İşçi sınıfı ve emekçiler elbette her ulus ve milliyetten işçi ve emekçilerin barış içinde bir arada yaşamasından yana olmalı, bunun için mücadele etmelidirler. Ancak kardeşlik ve barış içinde bir arada yaşamanın temel koşulu, kendin için istediğin hak ve özgürlükleri başka milliyetlerden sınıf kardeşlerin için de istemekten geçer. Güçlü ve gönüllü bir birliktelik ve buna dayalı bir ortak mücadele ancak böyle sağlanabilir. Kürt sorununun emperyalist merkezler ve onların işbirlikçisi sermaye sınıfı tarafından istismar edilmesinin önüne de ancak böyle geçilebilir.
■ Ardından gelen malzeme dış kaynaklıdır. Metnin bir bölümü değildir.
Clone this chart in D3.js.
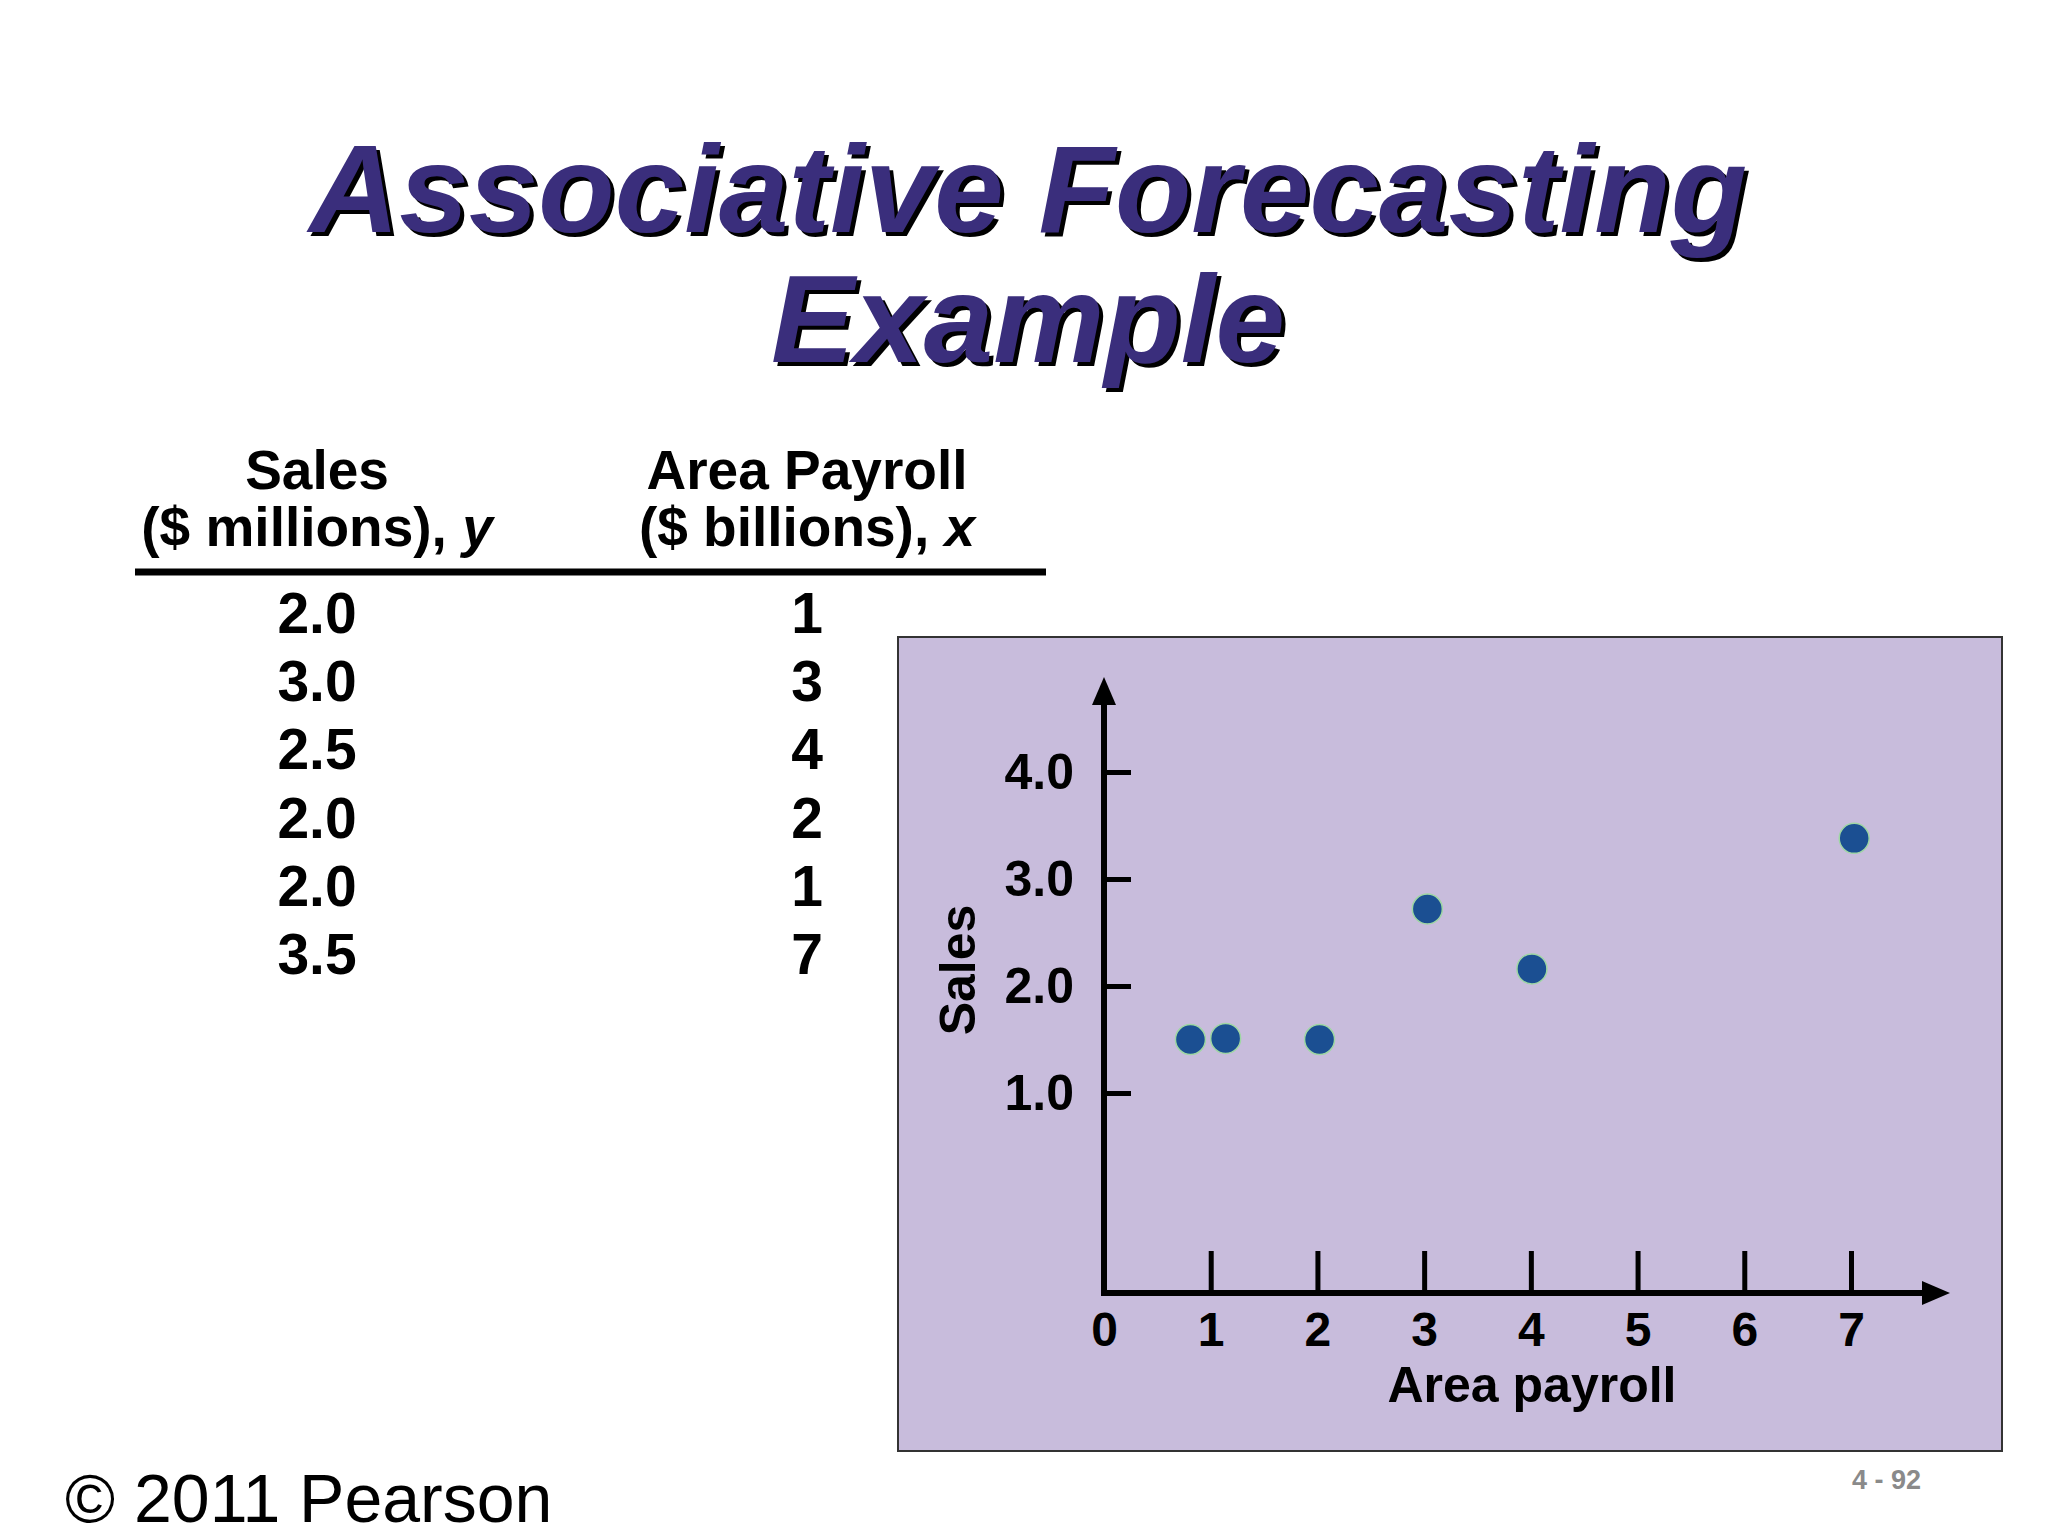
<!DOCTYPE html>
<html>
<head>
<meta charset="utf-8">
<script src="https://cdn.jsdelivr.net/npm/d3@7"></script>
<style>
  body { margin: 0; background: #fff; }
  svg { display: block; font-family: "Liberation Sans", Arial, sans-serif; }
</style>
</head>
<body>
<svg id="chart" width="2048" height="1536"></svg>
<script>
// table values
const sales = ["2.0", "3.0", "2.5", "2.0", "2.0", "3.5"];
const payroll = ["1", "3", "4", "2", "1", "7"];

// plotted points as drawn on the slide (same row order as the table)
const pointX = [0.81, 3.03, 4.01, 2.02, 1.14, 7.03];
const pointY = [1.5, 2.72, 2.16, 1.5, 1.51, 3.38];

const yTicks = [1, 2, 3, 4];
const xTicks = [0, 1, 2, 3, 4, 5, 6, 7];

const svg = d3.select("#chart");

// title with drop shadow
const titleLines = ["Associative Forecasting", "Example"];
titleLines.forEach(function(t, i) {
  let yy = 232 + i * 130;
  svg.append("text")
    .attr("x", 1028 + 4).attr("y", yy + 4)
    .attr("text-anchor", "middle")
    .attr("font-size", 125).attr("font-weight", "bold").attr("font-style", "italic")
    .attr("fill", "#000")
    .text(t);
  svg.append("text")
    .attr("x", 1028).attr("y", yy)
    .attr("text-anchor", "middle")
    .attr("font-size", 125).attr("font-weight", "bold").attr("font-style", "italic")
    .attr("fill", "#3a2e7c")
    .text(t);
});

// table header
const col1 = 317, col2 = 807;
function header(x, line1, line2, v) {
  svg.append("text").attr("x", x).attr("y", 489)
    .attr("text-anchor", "middle").attr("font-size", 55).attr("font-weight", "bold")
    .text(line1);
  let t = svg.append("text").attr("x", x).attr("y", 546)
    .attr("text-anchor", "middle").attr("font-size", 55).attr("font-weight", "bold");
  t.append("tspan").text(line2);
  t.append("tspan").attr("font-style", "italic").text(v);
}
header(col1, "Sales", "($ millions), ", "y");
header(col2, "Area Payroll", "($ billions), ", "x");

svg.append("line")
  .attr("x1", 135).attr("x2", 1046)
  .attr("y1", 572).attr("y2", 572)
  .attr("stroke", "#000").attr("stroke-width", 7);

let rowY = d3.scaleLinear().domain([0, 5]).range([633, 974]);

svg.selectAll("text.sales").data(sales).enter().append("text")
  .attr("class", "sales")
  .attr("x", col1).attr("y", (d, i) => rowY(i))
  .attr("text-anchor", "middle").attr("font-size", 57).attr("font-weight", "bold")
  .text(d => d);

svg.selectAll("text.payroll").data(payroll).enter().append("text")
  .attr("class", "payroll")
  .attr("x", col2).attr("y", (d, i) => rowY(i))
  .attr("text-anchor", "middle").attr("font-size", 57).attr("font-weight", "bold")
  .text(d => d);

// scatter panel
svg.append("rect")
  .attr("x", 898).attr("y", 637)
  .attr("width", 1104).attr("height", 814)
  .attr("fill", "#c8bcdc")
  .attr("stroke", "#333").attr("stroke-width", 2);

let x = d3.scaleLinear().domain([0, 7]).range([1104, 1851]);
let y = d3.scaleLinear().domain([1, 4]).range([1093, 772]);
const axisX0 = 1104, axisY0 = 1293;

let yAxis = d3.axisLeft(y)
  .tickValues(yTicks)
  .tickSize(-27)
  .tickPadding(30)
  .tickFormat(d3.format(".1f"));

let gy = svg.append("g")
  .attr("transform", "translate(" + axisX0 + ",0)")
  .call(yAxis);
gy.select(".domain").remove();
gy.selectAll(".tick line").attr("stroke", "#000").attr("stroke-width", 5);
gy.selectAll(".tick text")
  .attr("font-size", 50).attr("font-weight", "bold")
  .attr("font-family", "Liberation Sans, Arial, sans-serif")
  .attr("fill", "#000");

let xAxis = d3.axisBottom(x)
  .tickValues(xTicks)
  .tickSize(-42)
  .tickPadding(19)
  .tickFormat(d3.format("d"));

let gx = svg.append("g")
  .attr("transform", "translate(0," + axisY0 + ")")
  .call(xAxis);
gx.select(".domain").remove();
gx.selectAll(".tick line").attr("stroke", "#000").attr("stroke-width", 5);
gx.selectAll(".tick text")
  .attr("font-size", 48).attr("font-weight", "bold")
  .attr("font-family", "Liberation Sans, Arial, sans-serif")
  .attr("fill", "#000");

// axis lines with arrows
svg.append("line")
  .attr("x1", axisX0).attr("x2", axisX0)
  .attr("y1", 700).attr("y2", axisY0 + 3)
  .attr("stroke", "#000").attr("stroke-width", 6);
svg.append("path")
  .attr("d", "M" + axisX0 + ",677 L" + (axisX0 - 12) + ",705 L" + (axisX0 + 12) + ",705 Z")
  .attr("fill", "#000");

svg.append("line")
  .attr("x1", axisX0 - 3).attr("x2", 1925)
  .attr("y1", axisY0).attr("y2", axisY0)
  .attr("stroke", "#000").attr("stroke-width", 6);
svg.append("path")
  .attr("d", "M1950," + axisY0 + " L1922," + (axisY0 - 12) + " L1922," + (axisY0 + 12) + " Z")
  .attr("fill", "#000");

// axis titles
svg.append("text")
  .attr("transform", "translate(975,970) rotate(-90)")
  .attr("text-anchor", "middle")
  .attr("font-size", 50).attr("font-weight", "bold")
  .text("Sales");

svg.append("text")
  .attr("x", 1532).attr("y", 1402)
  .attr("text-anchor", "middle")
  .attr("font-size", 50).attr("font-weight", "bold")
  .text("Area payroll");

// points
svg.selectAll("circle.pt").data(pointX).enter().append("circle")
  .attr("class", "pt")
  .attr("cx", d => x(d))
  .attr("cy", (d, i) => y(pointY[i]))
  .attr("r", 15)
  .attr("fill", "#1b4f92")
  .attr("stroke", "#9fd6a4")
  .attr("stroke-width", 1.5);

// footer
svg.append("text")
  .attr("x", 65).attr("y", 1522)
  .attr("font-size", 68)
  .text("\u00a9 2011 Pearson");

svg.append("text")
  .attr("x", 1921).attr("y", 1489)
  .attr("text-anchor", "end")
  .attr("font-size", 27).attr("font-weight", "bold")
  .attr("fill", "#8a8a8a")
  .text("4 - 92");
</script>
</body>
</html>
Ne zaman ki işçi sınıfı bu sorunu gerçek bir kardeşlik temelinde çözmek için mücadele edecektir, işte o zaman bu topraklarda yıllardır süren acı ve gözyaşı sona erer. Bunun dışında ikiyüzlü burjuva siyasetin ya da emperyalist merkezlerin kendi çıkarları için gündeme getirdiği her bir açılım sadece sorunun derinleşmesine yol açar. Yapılması gereken her milliyetten işçilerin ortak düşman olan sermaye düzenine ve onların emperyalist efendilerine karşı mücadelede “işçilerin birliği, halkların kardeşliği” şiarı ile bir araya gelmesidir.